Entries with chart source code

************

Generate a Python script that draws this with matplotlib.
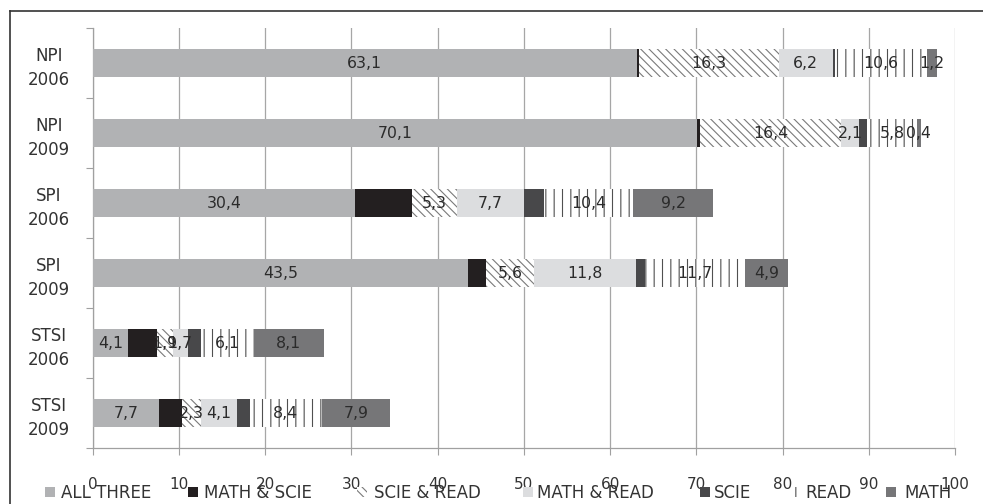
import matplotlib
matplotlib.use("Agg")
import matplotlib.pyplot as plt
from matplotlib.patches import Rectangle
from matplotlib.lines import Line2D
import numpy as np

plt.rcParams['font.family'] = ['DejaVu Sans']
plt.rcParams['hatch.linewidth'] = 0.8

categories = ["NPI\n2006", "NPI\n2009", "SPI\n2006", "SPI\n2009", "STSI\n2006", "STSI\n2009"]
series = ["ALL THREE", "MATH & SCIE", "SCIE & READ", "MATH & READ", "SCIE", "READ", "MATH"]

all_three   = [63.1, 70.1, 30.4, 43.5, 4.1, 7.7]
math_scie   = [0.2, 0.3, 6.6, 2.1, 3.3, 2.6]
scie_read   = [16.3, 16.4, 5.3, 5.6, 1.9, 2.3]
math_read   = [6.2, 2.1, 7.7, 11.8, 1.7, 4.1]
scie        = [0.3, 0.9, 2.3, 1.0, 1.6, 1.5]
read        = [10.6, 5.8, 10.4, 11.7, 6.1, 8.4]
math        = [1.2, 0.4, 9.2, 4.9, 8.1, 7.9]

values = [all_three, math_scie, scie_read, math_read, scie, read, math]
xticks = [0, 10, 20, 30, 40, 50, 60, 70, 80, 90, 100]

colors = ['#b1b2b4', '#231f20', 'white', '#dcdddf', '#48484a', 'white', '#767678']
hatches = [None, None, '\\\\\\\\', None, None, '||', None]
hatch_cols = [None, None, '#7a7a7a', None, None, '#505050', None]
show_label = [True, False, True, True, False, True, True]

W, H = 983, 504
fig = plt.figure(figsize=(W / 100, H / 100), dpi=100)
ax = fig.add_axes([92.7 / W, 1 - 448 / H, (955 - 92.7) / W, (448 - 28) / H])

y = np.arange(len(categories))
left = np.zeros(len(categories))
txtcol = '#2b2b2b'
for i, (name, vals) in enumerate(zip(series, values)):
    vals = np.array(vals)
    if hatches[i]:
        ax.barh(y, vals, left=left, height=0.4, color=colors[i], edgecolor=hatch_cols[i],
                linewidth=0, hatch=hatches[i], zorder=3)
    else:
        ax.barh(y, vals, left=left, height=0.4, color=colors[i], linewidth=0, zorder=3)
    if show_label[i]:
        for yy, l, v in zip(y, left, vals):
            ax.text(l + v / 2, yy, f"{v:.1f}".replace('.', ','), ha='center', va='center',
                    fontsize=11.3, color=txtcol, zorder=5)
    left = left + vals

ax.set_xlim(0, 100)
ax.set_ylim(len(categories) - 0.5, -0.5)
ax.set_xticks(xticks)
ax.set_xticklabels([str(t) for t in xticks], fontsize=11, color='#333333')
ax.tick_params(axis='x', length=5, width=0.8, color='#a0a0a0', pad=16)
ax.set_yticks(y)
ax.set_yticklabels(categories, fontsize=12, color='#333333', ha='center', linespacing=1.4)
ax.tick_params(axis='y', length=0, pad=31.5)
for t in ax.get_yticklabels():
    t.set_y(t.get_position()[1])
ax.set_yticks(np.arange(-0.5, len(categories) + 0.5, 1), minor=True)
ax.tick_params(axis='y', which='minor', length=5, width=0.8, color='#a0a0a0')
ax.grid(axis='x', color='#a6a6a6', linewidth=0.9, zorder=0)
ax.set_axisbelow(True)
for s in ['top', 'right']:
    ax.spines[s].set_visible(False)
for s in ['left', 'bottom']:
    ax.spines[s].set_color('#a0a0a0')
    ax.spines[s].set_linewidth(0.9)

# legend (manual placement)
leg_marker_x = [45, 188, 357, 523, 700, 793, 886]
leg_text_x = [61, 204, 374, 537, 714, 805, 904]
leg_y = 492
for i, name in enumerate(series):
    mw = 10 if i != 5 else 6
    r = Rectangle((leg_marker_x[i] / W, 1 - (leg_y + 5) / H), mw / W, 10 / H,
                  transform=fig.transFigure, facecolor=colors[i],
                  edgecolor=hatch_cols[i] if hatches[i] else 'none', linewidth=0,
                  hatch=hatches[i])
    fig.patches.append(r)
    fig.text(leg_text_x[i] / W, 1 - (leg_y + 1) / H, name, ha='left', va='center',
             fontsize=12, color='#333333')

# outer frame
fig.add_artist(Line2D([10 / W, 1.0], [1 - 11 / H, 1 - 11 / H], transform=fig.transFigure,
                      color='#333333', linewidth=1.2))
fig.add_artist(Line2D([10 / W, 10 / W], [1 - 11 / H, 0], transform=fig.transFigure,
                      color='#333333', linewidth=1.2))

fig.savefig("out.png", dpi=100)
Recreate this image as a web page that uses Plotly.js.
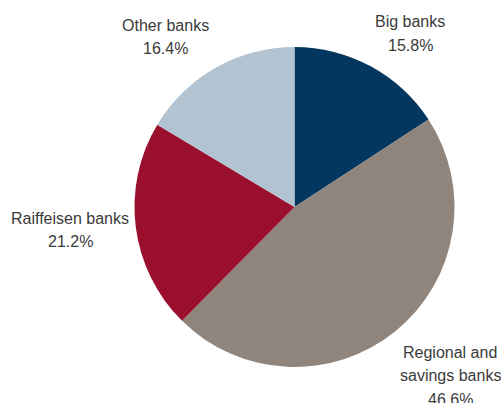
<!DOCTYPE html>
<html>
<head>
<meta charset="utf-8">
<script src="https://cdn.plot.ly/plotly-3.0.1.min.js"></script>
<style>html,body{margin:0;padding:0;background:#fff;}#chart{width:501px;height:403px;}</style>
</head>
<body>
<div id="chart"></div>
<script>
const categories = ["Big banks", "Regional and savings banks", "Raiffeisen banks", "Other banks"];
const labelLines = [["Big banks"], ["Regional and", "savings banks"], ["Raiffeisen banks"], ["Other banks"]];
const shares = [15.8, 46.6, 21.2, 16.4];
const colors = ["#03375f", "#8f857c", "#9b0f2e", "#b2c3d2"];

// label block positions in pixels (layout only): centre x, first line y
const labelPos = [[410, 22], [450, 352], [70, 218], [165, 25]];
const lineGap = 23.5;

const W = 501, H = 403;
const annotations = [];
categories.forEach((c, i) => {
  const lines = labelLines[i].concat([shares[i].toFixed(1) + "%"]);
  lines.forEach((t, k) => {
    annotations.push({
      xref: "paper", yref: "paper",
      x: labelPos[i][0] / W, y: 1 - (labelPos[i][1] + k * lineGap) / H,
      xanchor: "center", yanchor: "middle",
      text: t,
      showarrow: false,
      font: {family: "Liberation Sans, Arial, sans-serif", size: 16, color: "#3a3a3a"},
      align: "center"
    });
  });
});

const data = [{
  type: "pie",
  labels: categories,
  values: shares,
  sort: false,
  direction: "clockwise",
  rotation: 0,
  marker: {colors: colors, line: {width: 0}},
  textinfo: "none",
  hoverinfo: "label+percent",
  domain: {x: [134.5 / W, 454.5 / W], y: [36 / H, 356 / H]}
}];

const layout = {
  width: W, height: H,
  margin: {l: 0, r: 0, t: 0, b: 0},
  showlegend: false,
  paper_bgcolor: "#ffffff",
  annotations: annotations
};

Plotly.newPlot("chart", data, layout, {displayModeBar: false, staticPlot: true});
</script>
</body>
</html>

************

| SHORT TASK |
Transcribe the full listing character for character. Pictures are excluded.

| FULL SOLUTION |
Generate a Python script that draws this with matplotlib.
import matplotlib
matplotlib.use("Agg")
import matplotlib.pyplot as plt
from matplotlib.patches import Rectangle
from matplotlib.lines import Line2D
import numpy as np

plt.rcParams['font.family'] = ['DejaVu Sans']
plt.rcParams['hatch.linewidth'] = 0.8

categories = ["NPI\n2006", "NPI\n2009", "SPI\n2006", "SPI\n2009", "STSI\n2006", "STSI\n2009"]
series = ["ALL THREE", "MATH & SCIE", "SCIE & READ", "MATH & READ", "SCIE", "READ", "MATH"]

all_three   = [63.1, 70.1, 30.4, 43.5, 4.1, 7.7]
math_scie   = [0.2, 0.3, 6.6, 2.1, 3.3, 2.6]
scie_read   = [16.3, 16.4, 5.3, 5.6, 1.9, 2.3]
math_read   = [6.2, 2.1, 7.7, 11.8, 1.7, 4.1]
scie        = [0.3, 0.9, 2.3, 1.0, 1.6, 1.5]
read        = [10.6, 5.8, 10.4, 11.7, 6.1, 8.4]
math        = [1.2, 0.4, 9.2, 4.9, 8.1, 7.9]

values = [all_three, math_scie, scie_read, math_read, scie, read, math]
xticks = [0, 10, 20, 30, 40, 50, 60, 70, 80, 90, 100]

colors = ['#b1b2b4', '#231f20', 'white', '#dcdddf', '#48484a', 'white', '#767678']
hatches = [None, None, '\\\\\\\\', None, None, '||', None]
hatch_cols = [None, None, '#7a7a7a', None, None, '#505050', None]
show_label = [True, False, True, True, False, True, True]

W, H = 983, 504
fig = plt.figure(figsize=(W / 100, H / 100), dpi=100)
ax = fig.add_axes([92.7 / W, 1 - 448 / H, (955 - 92.7) / W, (448 - 28) / H])

y = np.arange(len(categories))
left = np.zeros(len(categories))
txtcol = '#2b2b2b'
for i, (name, vals) in enumerate(zip(series, values)):
    vals = np.array(vals)
    if hatches[i]:
        ax.barh(y, vals, left=left, height=0.4, color=colors[i], edgecolor=hatch_cols[i],
                linewidth=0, hatch=hatches[i], zorder=3)
    else:
        ax.barh(y, vals, left=left, height=0.4, color=colors[i], linewidth=0, zorder=3)
    if show_label[i]:
        for yy, l, v in zip(y, left, vals):
            ax.text(l + v / 2, yy, f"{v:.1f}".replace('.', ','), ha='center', va='center',
                    fontsize=11.3, color=txtcol, zorder=5)
    left = left + vals

ax.set_xlim(0, 100)
ax.set_ylim(len(categories) - 0.5, -0.5)
ax.set_xticks(xticks)
ax.set_xticklabels([str(t) for t in xticks], fontsize=11, color='#333333')
ax.tick_params(axis='x', length=5, width=0.8, color='#a0a0a0', pad=16)
ax.set_yticks(y)
ax.set_yticklabels(categories, fontsize=12, color='#333333', ha='center', linespacing=1.4)
ax.tick_params(axis='y', length=0, pad=31.5)
for t in ax.get_yticklabels():
    t.set_y(t.get_position()[1])
ax.set_yticks(np.arange(-0.5, len(categories) + 0.5, 1), minor=True)
ax.tick_params(axis='y', which='minor', length=5, width=0.8, color='#a0a0a0')
ax.grid(axis='x', color='#a6a6a6', linewidth=0.9, zorder=0)
ax.set_axisbelow(True)
for s in ['top', 'right']:
    ax.spines[s].set_visible(False)
for s in ['left', 'bottom']:
    ax.spines[s].set_color('#a0a0a0')
    ax.spines[s].set_linewidth(0.9)

# legend (manual placement)
leg_marker_x = [45, 188, 357, 523, 700, 793, 886]
leg_text_x = [61, 204, 374, 537, 714, 805, 904]
leg_y = 492
for i, name in enumerate(series):
    mw = 10 if i != 5 else 6
    r = Rectangle((leg_marker_x[i] / W, 1 - (leg_y + 5) / H), mw / W, 10 / H,
                  transform=fig.transFigure, facecolor=colors[i],
                  edgecolor=hatch_cols[i] if hatches[i] else 'none', linewidth=0,
                  hatch=hatches[i])
    fig.patches.append(r)
    fig.text(leg_text_x[i] / W, 1 - (leg_y + 1) / H, name, ha='left', va='center',
             fontsize=12, color='#333333')

# outer frame
fig.add_artist(Line2D([10 / W, 1.0], [1 - 11 / H, 1 - 11 / H], transform=fig.transFigure,
                      color='#333333', linewidth=1.2))
fig.add_artist(Line2D([10 / W, 10 / W], [1 - 11 / H, 0], transform=fig.transFigure,
                      color='#333333', linewidth=1.2))

fig.savefig("out.png", dpi=100)
Recreate this image as a web page that uses Plotly.js.
<!DOCTYPE html>
<html>
<head>
<meta charset="utf-8">
<script src="https://cdn.plot.ly/plotly-3.0.1.min.js"></script>
<style>html,body{margin:0;padding:0;background:#fff;}#chart{width:501px;height:403px;}</style>
</head>
<body>
<div id="chart"></div>
<script>
const categories = ["Big banks", "Regional and savings banks", "Raiffeisen banks", "Other banks"];
const labelLines = [["Big banks"], ["Regional and", "savings banks"], ["Raiffeisen banks"], ["Other banks"]];
const shares = [15.8, 46.6, 21.2, 16.4];
const colors = ["#03375f", "#8f857c", "#9b0f2e", "#b2c3d2"];

// label block positions in pixels (layout only): centre x, first line y
const labelPos = [[410, 22], [450, 352], [70, 218], [165, 25]];
const lineGap = 23.5;

const W = 501, H = 403;
const annotations = [];
categories.forEach((c, i) => {
  const lines = labelLines[i].concat([shares[i].toFixed(1) + "%"]);
  lines.forEach((t, k) => {
    annotations.push({
      xref: "paper", yref: "paper",
      x: labelPos[i][0] / W, y: 1 - (labelPos[i][1] + k * lineGap) / H,
      xanchor: "center", yanchor: "middle",
      text: t,
      showarrow: false,
      font: {family: "Liberation Sans, Arial, sans-serif", size: 16, color: "#3a3a3a"},
      align: "center"
    });
  });
});

const data = [{
  type: "pie",
  labels: categories,
  values: shares,
  sort: false,
  direction: "clockwise",
  rotation: 0,
  marker: {colors: colors, line: {width: 0}},
  textinfo: "none",
  hoverinfo: "label+percent",
  domain: {x: [134.5 / W, 454.5 / W], y: [36 / H, 356 / H]}
}];

const layout = {
  width: W, height: H,
  margin: {l: 0, r: 0, t: 0, b: 0},
  showlegend: false,
  paper_bgcolor: "#ffffff",
  annotations: annotations
};

Plotly.newPlot("chart", data, layout, {displayModeBar: false, staticPlot: true});
</script>
</body>
</html>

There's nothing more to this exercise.